A recent commissioned survey of more than 1,000 plan participants by the company shows just how many are in the dark on rollovers. About four in 10 said they had no idea that leaving money in-plan was an option—they assumed that the rollover was required, the study found.
“The survey was done to quantify our suspicions,” he said. “That so many participants don’t know they have the option to leave money in plans demonstrates a real lack of knowledge. That can subject them to higher fees, taxes, and risks that are otherwise avoidable. We want to assure employees have all the information they need available to them.”
The “significant marketing push” by brokerages and fund companies has tempted some providers to offer rollovers without advising clients that they are not mandatory, thinks Edelman.

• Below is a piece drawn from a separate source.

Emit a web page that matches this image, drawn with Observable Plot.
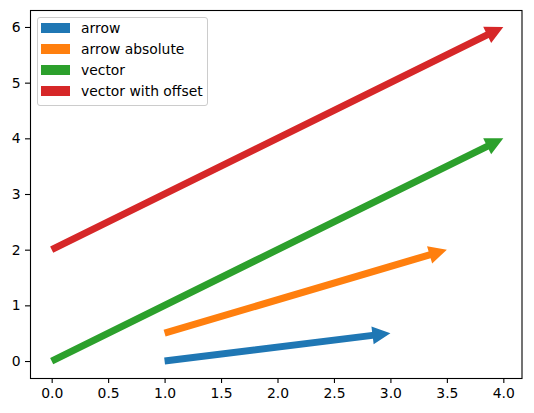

While he cautioned that it is still early, Edelman said that the fee schedule for clients that ultimately do roll over assets from a Financial Engines plan to an Edelman adviser may not change.
“There may not necessarily be a difference in cost,” he said. “It’s conceivable that what the client was paying in the workplace plan will be maintained post employment.”
If that’s the ultimate upshot, regulators will be bound to take notice, said Edelman.
“The structure we’re developing is consistent with what regulators are developing,” he said. “I’m convinced they’ll help facilitate the direction we are pioneering, because it is so clearly in clients’ best interests. That will put further pressure on the rest of the marketplace. If we can do it, they should be able too.”